**Problem statement:**
All of the data should be repeated exactly; pictures are not part of the copy.

**Data excerpt:**

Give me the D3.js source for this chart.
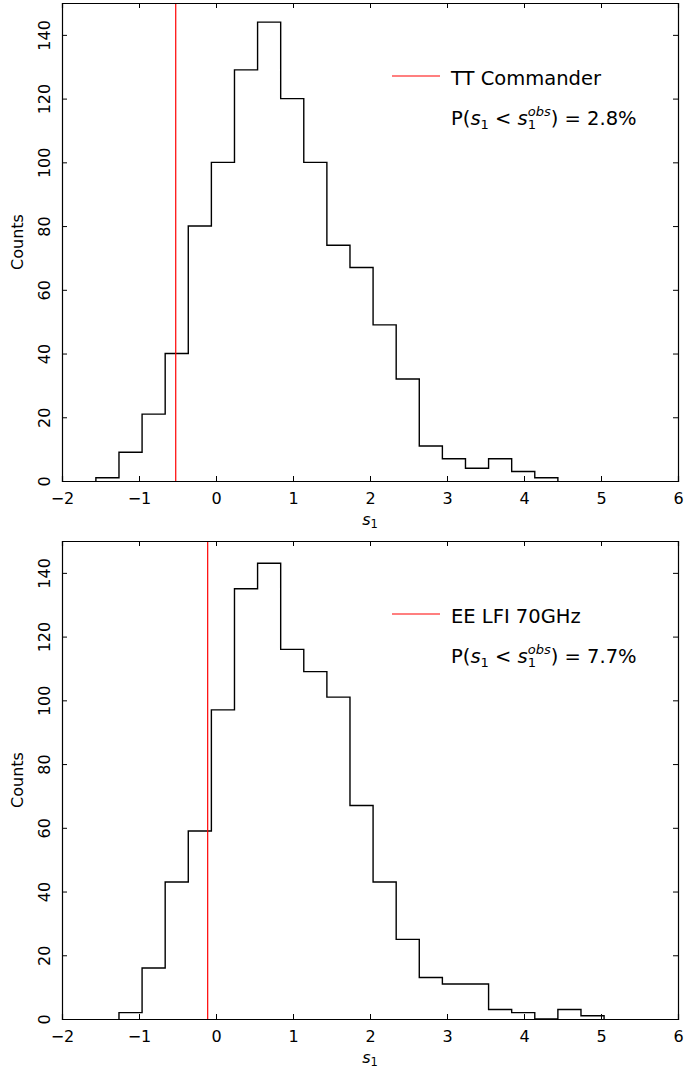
<!DOCTYPE html>
<html>
<head>
<meta charset="utf-8">
<script src="https://cdn.jsdelivr.net/npm/d3@7"></script>
<style>
  html, body { margin: 0; padding: 0; background: #fff; }
  svg { display: block; }
  text { font-family: "DejaVu Sans", sans-serif; fill: #000; }
</style>
</head>
<body>
<svg id="chart" width="684" height="1075"></svg>
<script>
// ---------- data ----------
const xTicks = [-2, -1, 0, 1, 2, 3, 4, 5, 6];
const yTicks = [0, 20, 40, 60, 80, 100, 120, 140];

const ttEdges = [-1.56, -1.26, -0.96, -0.66, -0.36, -0.06, 0.24, 0.54, 0.84, 1.14, 1.44,
                 1.74, 2.04, 2.34, 2.64, 2.94, 3.24, 3.54, 3.84, 4.14, 4.44];
const ttCounts = [1, 9, 21, 40, 80, 100, 129, 144, 120, 100, 74, 67, 49, 32, 11, 7, 4, 7, 3, 1];
const ttObs = -0.523;
const ttLabel = "TT Commander";
const ttProb = "2.8%";

const eeEdges = [-1.26, -0.96, -0.66, -0.36, -0.06, 0.24, 0.54, 0.84, 1.14, 1.44, 1.74,
                 2.04, 2.34, 2.64, 2.94, 3.24, 3.54, 3.84, 4.14, 4.44, 4.74, 5.04];
const eeCounts = [2, 16, 43, 59, 97, 135, 143, 116, 109, 101, 67, 43, 25, 13, 11, 11, 3, 2, 0, 3, 1];
const eeObs = -0.108;
const eeLabel = "EE LFI 70GHz";
const eeProb = "7.7%";

const xDomain = [-2, 6];
const yDomain = [0, 150];

// ---------- drawing ----------
const svg = d3.select("#chart");
const left = 62, right = 678, plotH = 478;
const x = d3.scaleLinear().domain(xDomain).range([left, right]);

function panel(top, edges, counts, obs, label, prob) {
  const bottom = top + plotH;
  const y = d3.scaleLinear().domain(yDomain).range([bottom, top]);
  const g = svg.append("g");

  // histogram step outline
  const pts = [[edges[0], 0]];
  counts.forEach((c, i) => { pts.push([edges[i], c]); pts.push([edges[i + 1], c]); });
  pts.push([edges[edges.length - 1], 0]);
  g.append("path")
    .attr("d", d3.line().x(d => x(d[0])).y(d => y(d[1]))(pts))
    .attr("fill", "none").attr("stroke", "#000").attr("stroke-width", 1.4)
    .attr("stroke-linejoin", "miter");

  // observed value line
  g.append("line")
    .attr("x1", x(obs)).attr("x2", x(obs)).attr("y1", top).attr("y2", bottom)
    .attr("stroke", "#ff0000").attr("stroke-width", 1.2);

  // axes (inward ticks)
  const fmt = d => (d < 0 ? "\u2212" + Math.abs(d) : String(d));
  const axB = g.append("g").attr("transform", `translate(0,${bottom})`)
    .call(d3.axisBottom(x).tickValues(xTicks).tickSize(-5).tickFormat(fmt));
  const axT = g.append("g").attr("transform", `translate(0,${top})`)
    .call(d3.axisTop(x).tickValues(xTicks).tickSize(-5).tickFormat(""));
  const axL = g.append("g").attr("transform", `translate(${left},0)`)
    .call(d3.axisLeft(y).tickValues(yTicks).tickSize(-5).tickFormat(d3.format("d")));
  const axR = g.append("g").attr("transform", `translate(${right},0)`)
    .call(d3.axisRight(y).tickValues(yTicks).tickSize(-5).tickFormat(""));
  [axB, axT, axL, axR].forEach(a => {
    a.select(".domain").attr("stroke", "#000").attr("stroke-width", 1.2);
    a.selectAll(".tick line").attr("stroke", "#000").attr("stroke-width", 1);
  });
  axB.selectAll(".tick text")
    .attr("font-family", "DejaVu Sans").attr("font-size", 16).attr("fill", "#000")
    .attr("dy", null).attr("y", 23);
  axL.selectAll(".tick text")
    .attr("font-family", "DejaVu Sans").attr("font-size", 16).attr("fill", "#000")
    .attr("x", null).attr("dy", null)
    .attr("text-anchor", "middle")
    .attr("transform", "translate(-12,0) rotate(-90)");

  // axis labels
  g.append("text")
    .attr("transform", `translate(22.5,${(top + bottom) / 2}) rotate(-90)`)
    .attr("text-anchor", "middle").attr("font-size", 16).text("Counts");
  const xl = g.append("text")
    .attr("x", (left + right) / 2).attr("y", bottom + 44)
    .attr("text-anchor", "middle").attr("font-size", 16);
  xl.append("tspan").attr("font-style", "italic").text("s");
  xl.append("tspan").attr("font-size", 11.5).attr("dy", 3).text("1");

  // legend
  g.append("line")
    .attr("x1", 392).attr("x2", 440).attr("y1", top + 73).attr("y2", top + 73)
    .attr("stroke", "#ff0000").attr("stroke-width", 1.2);
  g.append("text").attr("x", 451).attr("y", top + 82).attr("font-size", 19.5).text(label);

  const subSize = 13;
  const sub1W = 0.636 * subSize;
  const p = g.append("text").attr("x", 451).attr("y", top + 122).attr("font-size", 19.5);
  p.append("tspan").text("P(");
  p.append("tspan").attr("font-style", "italic").text("s");
  p.append("tspan").attr("font-size", subSize).attr("dy", 4).text("1");
  p.append("tspan").attr("dy", -4).text(" < ");
  p.append("tspan").attr("font-style", "italic").text("s");
  p.append("tspan").attr("font-size", subSize).attr("dy", 4).text("1");
  p.append("tspan").attr("font-size", subSize).attr("font-style", "italic")
    .attr("dx", -sub1W).attr("dy", -13).text("obs");
  p.append("tspan").attr("dy", 9).text(") = " + prob);
}

panel(3, ttEdges, ttCounts, ttObs, ttLabel, ttProb);
panel(541, eeEdges, eeCounts, eeObs, eeLabel, eeProb);
</script>
</body>
</html>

**Correct result:**
Give me the D3.js source for this chart.
<!DOCTYPE html>
<html>
<head>
<meta charset="utf-8">
<script src="https://cdn.jsdelivr.net/npm/d3@7"></script>
<style>
  html, body { margin: 0; padding: 0; background: #fff; }
  svg { display: block; }
  text { font-family: "DejaVu Sans", sans-serif; fill: #000; }
</style>
</head>
<body>
<svg id="chart" width="684" height="1075"></svg>
<script>
// ---------- data ----------
const xTicks = [-2, -1, 0, 1, 2, 3, 4, 5, 6];
const yTicks = [0, 20, 40, 60, 80, 100, 120, 140];

const ttEdges = [-1.56, -1.26, -0.96, -0.66, -0.36, -0.06, 0.24, 0.54, 0.84, 1.14, 1.44,
                 1.74, 2.04, 2.34, 2.64, 2.94, 3.24, 3.54, 3.84, 4.14, 4.44];
const ttCounts = [1, 9, 21, 40, 80, 100, 129, 144, 120, 100, 74, 67, 49, 32, 11, 7, 4, 7, 3, 1];
const ttObs = -0.523;
const ttLabel = "TT Commander";
const ttProb = "2.8%";

const eeEdges = [-1.26, -0.96, -0.66, -0.36, -0.06, 0.24, 0.54, 0.84, 1.14, 1.44, 1.74,
                 2.04, 2.34, 2.64, 2.94, 3.24, 3.54, 3.84, 4.14, 4.44, 4.74, 5.04];
const eeCounts = [2, 16, 43, 59, 97, 135, 143, 116, 109, 101, 67, 43, 25, 13, 11, 11, 3, 2, 0, 3, 1];
const eeObs = -0.108;
const eeLabel = "EE LFI 70GHz";
const eeProb = "7.7%";

const xDomain = [-2, 6];
const yDomain = [0, 150];

// ---------- drawing ----------
const svg = d3.select("#chart");
const left = 62, right = 678, plotH = 478;
const x = d3.scaleLinear().domain(xDomain).range([left, right]);

function panel(top, edges, counts, obs, label, prob) {
  const bottom = top + plotH;
  const y = d3.scaleLinear().domain(yDomain).range([bottom, top]);
  const g = svg.append("g");

  // histogram step outline
  const pts = [[edges[0], 0]];
  counts.forEach((c, i) => { pts.push([edges[i], c]); pts.push([edges[i + 1], c]); });
  pts.push([edges[edges.length - 1], 0]);
  g.append("path")
    .attr("d", d3.line().x(d => x(d[0])).y(d => y(d[1]))(pts))
    .attr("fill", "none").attr("stroke", "#000").attr("stroke-width", 1.4)
    .attr("stroke-linejoin", "miter");

  // observed value line
  g.append("line")
    .attr("x1", x(obs)).attr("x2", x(obs)).attr("y1", top).attr("y2", bottom)
    .attr("stroke", "#ff0000").attr("stroke-width", 1.2);

  // axes (inward ticks)
  const fmt = d => (d < 0 ? "\u2212" + Math.abs(d) : String(d));
  const axB = g.append("g").attr("transform", `translate(0,${bottom})`)
    .call(d3.axisBottom(x).tickValues(xTicks).tickSize(-5).tickFormat(fmt));
  const axT = g.append("g").attr("transform", `translate(0,${top})`)
    .call(d3.axisTop(x).tickValues(xTicks).tickSize(-5).tickFormat(""));
  const axL = g.append("g").attr("transform", `translate(${left},0)`)
    .call(d3.axisLeft(y).tickValues(yTicks).tickSize(-5).tickFormat(d3.format("d")));
  const axR = g.append("g").attr("transform", `translate(${right},0)`)
    .call(d3.axisRight(y).tickValues(yTicks).tickSize(-5).tickFormat(""));
  [axB, axT, axL, axR].forEach(a => {
    a.select(".domain").attr("stroke", "#000").attr("stroke-width", 1.2);
    a.selectAll(".tick line").attr("stroke", "#000").attr("stroke-width", 1);
  });
  axB.selectAll(".tick text")
    .attr("font-family", "DejaVu Sans").attr("font-size", 16).attr("fill", "#000")
    .attr("dy", null).attr("y", 23);
  axL.selectAll(".tick text")
    .attr("font-family", "DejaVu Sans").attr("font-size", 16).attr("fill", "#000")
    .attr("x", null).attr("dy", null)
    .attr("text-anchor", "middle")
    .attr("transform", "translate(-12,0) rotate(-90)");

  // axis labels
  g.append("text")
    .attr("transform", `translate(22.5,${(top + bottom) / 2}) rotate(-90)`)
    .attr("text-anchor", "middle").attr("font-size", 16).text("Counts");
  const xl = g.append("text")
    .attr("x", (left + right) / 2).attr("y", bottom + 44)
    .attr("text-anchor", "middle").attr("font-size", 16);
  xl.append("tspan").attr("font-style", "italic").text("s");
  xl.append("tspan").attr("font-size", 11.5).attr("dy", 3).text("1");

  // legend
  g.append("line")
    .attr("x1", 392).attr("x2", 440).attr("y1", top + 73).attr("y2", top + 73)
    .attr("stroke", "#ff0000").attr("stroke-width", 1.2);
  g.append("text").attr("x", 451).attr("y", top + 82).attr("font-size", 19.5).text(label);

  const subSize = 13;
  const sub1W = 0.636 * subSize;
  const p = g.append("text").attr("x", 451).attr("y", top + 122).attr("font-size", 19.5);
  p.append("tspan").text("P(");
  p.append("tspan").attr("font-style", "italic").text("s");
  p.append("tspan").attr("font-size", subSize).attr("dy", 4).text("1");
  p.append("tspan").attr("dy", -4).text(" < ");
  p.append("tspan").attr("font-style", "italic").text("s");
  p.append("tspan").attr("font-size", subSize).attr("dy", 4).text("1");
  p.append("tspan").attr("font-size", subSize).attr("font-style", "italic")
    .attr("dx", -sub1W).attr("dy", -13).text("obs");
  p.append("tspan").attr("dy", 9).text(") = " + prob);
}

panel(3, ttEdges, ttCounts, ttObs, ttLabel, ttProb);
panel(541, eeEdges, eeCounts, eeObs, eeLabel, eeProb);
</script>
</body>
</html>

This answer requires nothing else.